Task to carry out
Every line holding the string "standalone" should be gathered.

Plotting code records
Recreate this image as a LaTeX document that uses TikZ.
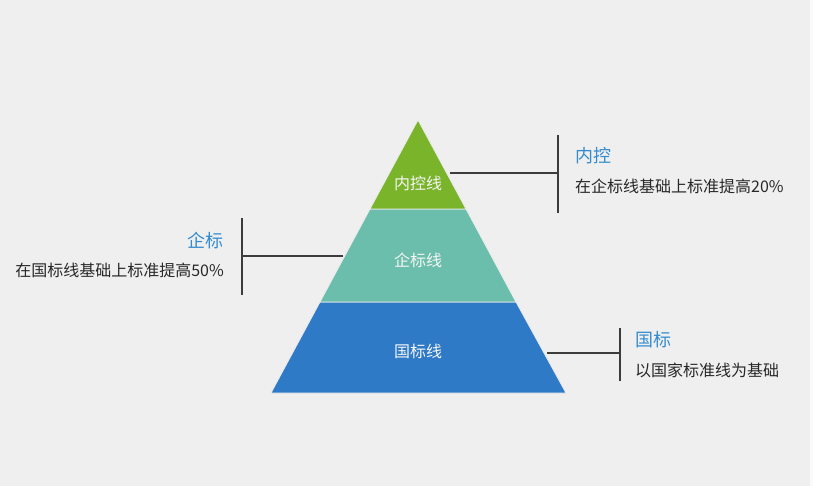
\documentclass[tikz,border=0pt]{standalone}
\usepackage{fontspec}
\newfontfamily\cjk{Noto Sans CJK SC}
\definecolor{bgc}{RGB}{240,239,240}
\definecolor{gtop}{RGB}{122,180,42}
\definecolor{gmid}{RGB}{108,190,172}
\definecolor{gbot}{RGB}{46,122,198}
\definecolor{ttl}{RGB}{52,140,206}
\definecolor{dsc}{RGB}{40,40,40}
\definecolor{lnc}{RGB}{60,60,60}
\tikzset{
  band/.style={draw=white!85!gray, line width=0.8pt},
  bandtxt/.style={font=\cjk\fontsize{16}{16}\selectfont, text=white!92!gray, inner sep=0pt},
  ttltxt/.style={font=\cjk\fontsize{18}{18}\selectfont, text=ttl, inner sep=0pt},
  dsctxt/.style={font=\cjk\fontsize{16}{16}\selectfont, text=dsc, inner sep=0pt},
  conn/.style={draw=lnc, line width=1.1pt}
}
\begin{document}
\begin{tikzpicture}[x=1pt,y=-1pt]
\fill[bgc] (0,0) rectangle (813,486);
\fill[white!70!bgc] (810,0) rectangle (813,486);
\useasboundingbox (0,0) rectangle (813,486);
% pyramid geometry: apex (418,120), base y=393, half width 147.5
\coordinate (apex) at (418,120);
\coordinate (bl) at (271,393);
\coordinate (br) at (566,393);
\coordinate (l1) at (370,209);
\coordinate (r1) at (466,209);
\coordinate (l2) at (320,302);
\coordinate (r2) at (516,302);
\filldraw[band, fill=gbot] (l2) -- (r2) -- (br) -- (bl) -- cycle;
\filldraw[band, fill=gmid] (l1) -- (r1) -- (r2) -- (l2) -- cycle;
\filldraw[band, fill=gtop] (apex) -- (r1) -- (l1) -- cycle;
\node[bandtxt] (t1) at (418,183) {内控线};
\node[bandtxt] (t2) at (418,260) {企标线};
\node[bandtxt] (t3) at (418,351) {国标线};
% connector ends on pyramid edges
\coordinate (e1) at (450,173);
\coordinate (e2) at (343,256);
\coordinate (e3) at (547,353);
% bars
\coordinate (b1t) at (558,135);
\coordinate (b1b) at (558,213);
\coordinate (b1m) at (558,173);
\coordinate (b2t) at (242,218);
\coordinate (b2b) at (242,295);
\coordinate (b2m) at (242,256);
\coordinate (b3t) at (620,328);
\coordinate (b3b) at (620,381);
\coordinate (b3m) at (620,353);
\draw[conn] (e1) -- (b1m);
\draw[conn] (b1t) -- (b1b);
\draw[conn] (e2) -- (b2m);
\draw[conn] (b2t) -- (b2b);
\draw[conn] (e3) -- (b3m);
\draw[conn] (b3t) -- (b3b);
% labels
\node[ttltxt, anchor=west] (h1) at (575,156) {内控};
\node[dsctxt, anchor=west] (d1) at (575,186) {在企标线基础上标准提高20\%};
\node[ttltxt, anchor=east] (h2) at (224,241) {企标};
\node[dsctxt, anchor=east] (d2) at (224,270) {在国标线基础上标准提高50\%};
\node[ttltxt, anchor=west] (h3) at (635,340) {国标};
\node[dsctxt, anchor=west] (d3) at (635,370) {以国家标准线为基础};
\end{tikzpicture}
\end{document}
...
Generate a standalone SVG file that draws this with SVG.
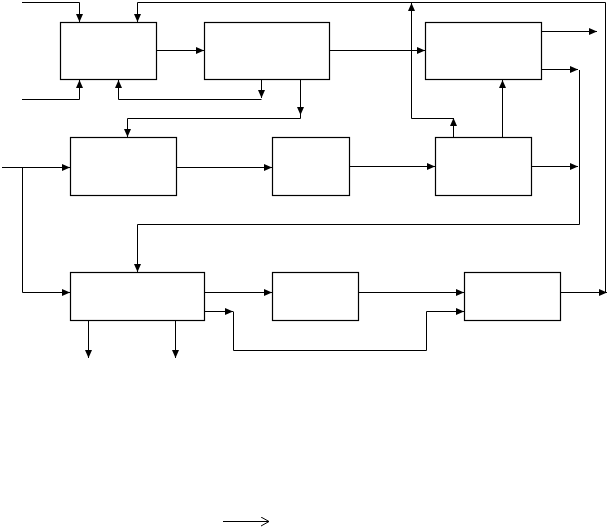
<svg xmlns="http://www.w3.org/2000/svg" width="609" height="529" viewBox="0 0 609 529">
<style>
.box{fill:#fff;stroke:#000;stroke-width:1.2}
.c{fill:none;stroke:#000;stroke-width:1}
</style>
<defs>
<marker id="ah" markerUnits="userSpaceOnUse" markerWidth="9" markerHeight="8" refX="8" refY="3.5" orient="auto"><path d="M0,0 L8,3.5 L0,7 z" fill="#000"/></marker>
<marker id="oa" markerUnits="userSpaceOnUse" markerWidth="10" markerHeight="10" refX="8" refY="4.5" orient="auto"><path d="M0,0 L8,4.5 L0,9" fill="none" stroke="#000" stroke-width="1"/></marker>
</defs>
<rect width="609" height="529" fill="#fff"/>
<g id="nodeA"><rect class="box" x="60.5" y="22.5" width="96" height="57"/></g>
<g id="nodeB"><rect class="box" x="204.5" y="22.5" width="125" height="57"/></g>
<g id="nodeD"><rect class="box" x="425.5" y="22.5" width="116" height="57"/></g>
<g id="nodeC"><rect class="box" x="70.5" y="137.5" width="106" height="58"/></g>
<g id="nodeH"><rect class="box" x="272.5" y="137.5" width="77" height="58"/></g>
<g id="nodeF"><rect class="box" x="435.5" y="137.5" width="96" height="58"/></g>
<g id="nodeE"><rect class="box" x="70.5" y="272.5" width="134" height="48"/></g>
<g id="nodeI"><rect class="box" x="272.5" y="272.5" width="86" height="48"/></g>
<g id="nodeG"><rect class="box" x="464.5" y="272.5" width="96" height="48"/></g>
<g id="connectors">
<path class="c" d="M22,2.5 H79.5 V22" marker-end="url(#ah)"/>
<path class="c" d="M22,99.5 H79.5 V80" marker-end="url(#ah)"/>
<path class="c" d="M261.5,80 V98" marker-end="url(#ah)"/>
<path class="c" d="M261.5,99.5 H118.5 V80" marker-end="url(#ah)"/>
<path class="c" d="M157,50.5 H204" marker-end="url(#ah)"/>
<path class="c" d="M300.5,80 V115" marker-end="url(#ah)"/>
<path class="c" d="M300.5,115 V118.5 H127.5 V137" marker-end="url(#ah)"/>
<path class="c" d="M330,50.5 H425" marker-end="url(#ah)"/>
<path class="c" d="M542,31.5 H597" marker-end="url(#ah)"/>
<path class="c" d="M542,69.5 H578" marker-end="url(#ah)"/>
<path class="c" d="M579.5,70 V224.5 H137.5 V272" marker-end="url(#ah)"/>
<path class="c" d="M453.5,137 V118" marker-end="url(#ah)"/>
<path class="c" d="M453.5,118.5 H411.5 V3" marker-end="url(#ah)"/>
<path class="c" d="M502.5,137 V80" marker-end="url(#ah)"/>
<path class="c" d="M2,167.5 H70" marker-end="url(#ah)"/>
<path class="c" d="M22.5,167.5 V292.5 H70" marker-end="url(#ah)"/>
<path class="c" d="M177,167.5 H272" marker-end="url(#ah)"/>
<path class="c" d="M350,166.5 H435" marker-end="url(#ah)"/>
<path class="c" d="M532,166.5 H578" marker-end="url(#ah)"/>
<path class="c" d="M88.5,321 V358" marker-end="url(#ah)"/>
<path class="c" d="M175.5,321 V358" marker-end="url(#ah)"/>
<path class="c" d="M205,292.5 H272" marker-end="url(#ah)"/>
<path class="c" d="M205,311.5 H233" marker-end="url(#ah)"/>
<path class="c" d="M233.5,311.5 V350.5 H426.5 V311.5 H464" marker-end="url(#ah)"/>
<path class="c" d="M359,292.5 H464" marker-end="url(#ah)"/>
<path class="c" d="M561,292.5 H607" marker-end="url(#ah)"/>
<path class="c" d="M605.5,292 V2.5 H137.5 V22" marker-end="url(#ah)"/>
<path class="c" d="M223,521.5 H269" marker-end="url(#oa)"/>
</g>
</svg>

Result of this exercise
\documentclass[tikz,border=0pt]{standalone}
Generate a standalone SVG file that draws this with SVG.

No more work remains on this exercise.